Stone held that “the trial court is constitutionally obligated to afford the jury an opportunity to render a partial verdict of acquittal on a greater offense when the jury is deadlocked only on an uncharged lesser included offense. Failure to do so will cause a subsequently declared mistrial to be without legal necessity.” Stone was charged with a single count of murder. The jury was instructed on, and received guilty verdict forms for, first and second degree murder, and voluntary and involuntary manslaughter. It was given a single verdict form for acquittal on all charges, as well as a verdict form for “justifiable homicide.” After seven days of deliberations, the foreman reported in open court that there were no votes for first or second degree murder but various votes for both forms of manslaughter and justifiable homicide.

The court denied defense counsel’s request to accept a partial verdict of acquittal on murder and ordered further deliberations. After another day and a half of deliberations, the foreman again indicated that there were no votes for first or second degree murder and various votes for manslaughter and justifiable homicide. The court declared a mistrial and discharged the jury.

Stone reasoned there was no legal necessity for a mistrial as to murder and a partial verdict of acquittal could have been taken. Under our statutory scheme, the prosecutor has discretion to separately charge all lesser included offenses (see Pen. Code, § 954) or to charge only the greater offense (see Pen. Code, § 1159). Stone reasoned that if our statutory scheme requires the taking of partial verdicts when included offenses are charged separately, it would be “anomalous to formulate a rule that prevents a trial court from receiving a partial verdict on a greater offense on which the jury clearly favors acquittal merely because the prosecutor elected to charge only that offense, and left it to the court to instruct on any lesser included offense supported by the evidence. In addition to seriously infringing on the defendant’s double jeopardy interest in avoiding retrial for offenses on which he has been factually acquitted, such a rule would make his substantive rights turn on the formality of whether he was charged in separate counts with the greater offense and the lesser included offense, or was charged in a single count with only the greater offense.”

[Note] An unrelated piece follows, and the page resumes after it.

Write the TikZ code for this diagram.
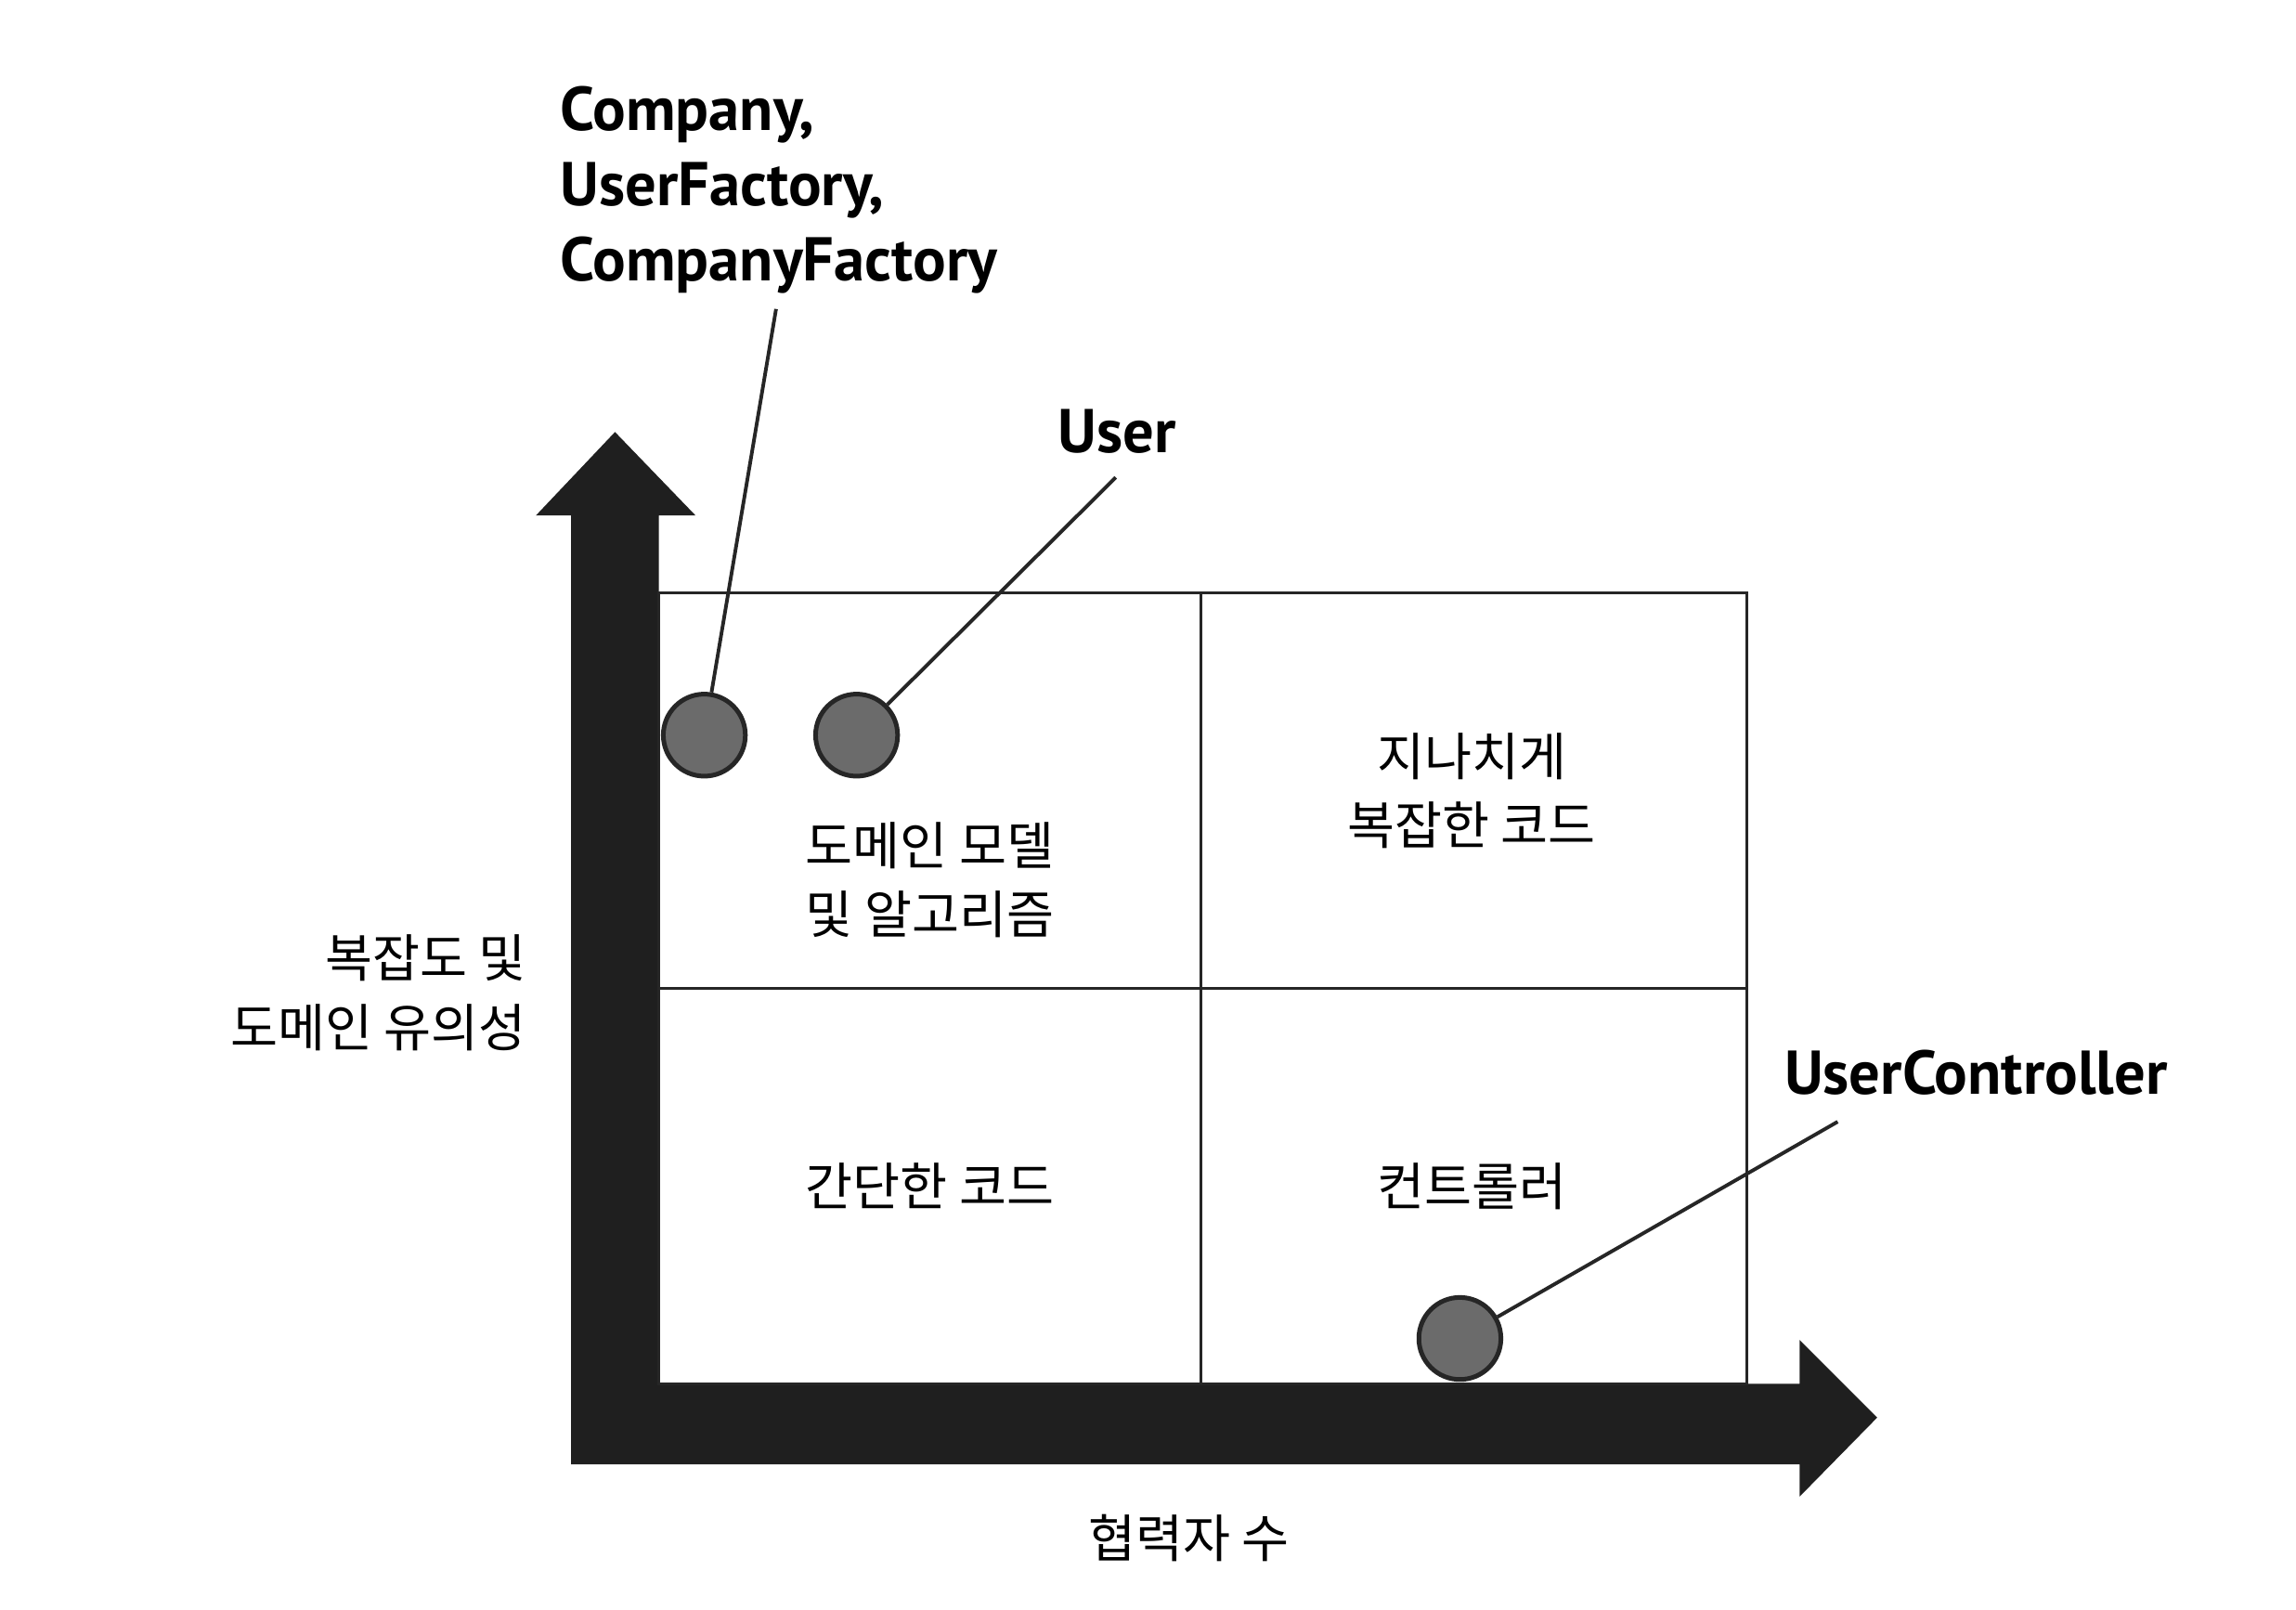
\documentclass[tikz,border=0pt]{standalone}
\usepackage{fontspec}
\newfontfamily\kr{Noto Sans CJK KR}
\newfontfamily\lbl{PT Sans}
\begin{document}
\begin{tikzpicture}[x=0.01cm,y=-0.01cm,
  axisfill/.style={fill=black!88},
  gridline/.style={draw=black!85,line width=0.6pt},
  dot/.style={circle,draw=black!85,fill=black!58,line width=0.9pt,minimum size=0.56cm,inner sep=0pt},
  lead/.style={draw=black!85,line width=0.7pt},
  blabel/.style={font=\lbl\bfseries\fontsize{12}{14.6}\selectfont,inner sep=0pt,align=left},
  klabel/.style={font=\kr\fontsize{10}{13.4}\selectfont,inner sep=0pt,align=center}]
\useasboundingbox[fill=white] (0,0) rectangle (1568,1099);
% axes
\fill[axisfill] (390,1000) -- (390,352) -- (366,352) -- (420,295) -- (475,352) -- (450,352)
  -- (450,945) -- (1229,945) -- (1229,915) -- (1282,968) -- (1229,1022) -- (1229,1000) -- cycle;
% grid
\draw[gridline] (450,405) rectangle (1193,945);
\draw[gridline] (820,405) -- (820,945);
\draw[gridline] (450,675) -- (1193,675);
% quadrant texts
\node[klabel] (q1) at (635,601) {도메인 모델\\및 알고리즘};
\node[klabel] (q2) at (1005,540) {지나치게\\복잡한 코드};
\node[klabel] (q3) at (635,810) {간단한 코드};
\node[klabel] (q4) at (1005,810) {컨트롤러};
% axis labels
\node[klabel,align=right,anchor=east] (ya) at (360,678) {복잡도 및\\도메인 유의성};
\node[klabel] (xa) at (812,1050) {협력자 수};
% dots
\node[dot] (c1) at (481,502) {};
\node[dot] (c2) at (585,502) {};
\node[dot] (c3) at (997,914) {};
% labels
\node[blabel,anchor=north west] (l1) at (382,58) {Company,\\UserFactory,\\CompanyFactory};
\node[blabel,anchor=base west] (l2) at (722,309) {User};
\node[blabel,anchor=base west] (l3) at (1218,747) {UserController};
\coordinate (s1) at (530,211);
\coordinate (s2) at (762,326);
\coordinate (s3) at (1255,766);
\draw[lead] (s1) -- (c1);
\draw[lead] (s2) -- (c2);
\draw[lead] (s3) -- (c3);
\end{tikzpicture}
\end{document}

The Stone rule “protects a defendant from retrial when the jury agrees that the greater offense was not proven but cannot agree on a lesser included offense. Without the rule, a general declaration of mistrial would disguise the fact that the jury agreed the defendant was not guilty of the greater offense, making the defendant subject to retrial on both the greater and lesser offenses.”

Stone Rule not overruled by Federal Blueford rule not requiring acceptance of partial verdict of acquittal

The People argued Stone has been overruled by Blueford, which held that the federal double jeopardy clause does not require a court accept a partial verdict of acquittal with respect to a greater offense.

Blueford argued the foreperson’s report indicating the jury was “ ‘unanimous against’ ” capital and first degree murder constituted an acquittal for double jeopardy purposes. The high court rejected the claim. The court reasoned the foreperson’s report “was not a final resolution of anything. When the foreperson told the court how the jury had voted on each offense, the jury’s deliberations had not yet concluded. … The fact that deliberations continued after the report deprives that report of the finality necessary to constitute an acquittal on the murder offenses.” Because of that possibility, that the jury could revisit the offenses of capital and first-degree murder, the foreperson’s report prior to the end of deliberations lacked the finality necessary to amount to an acquittal on those offenses.

Blueford makes clear that the federal double jeopardy clause does not require the taking of a partial verdict of acquittal on a greater offense when the jury has indicated a deadlock on a lesser included offense. To the extent Stone suggested otherwise, it has been abrogated by Blueford.
But this resolution does not end the inquiry. Although the Fifth Amendment does not require the taking of partial verdicts, neither does it forbid the practice.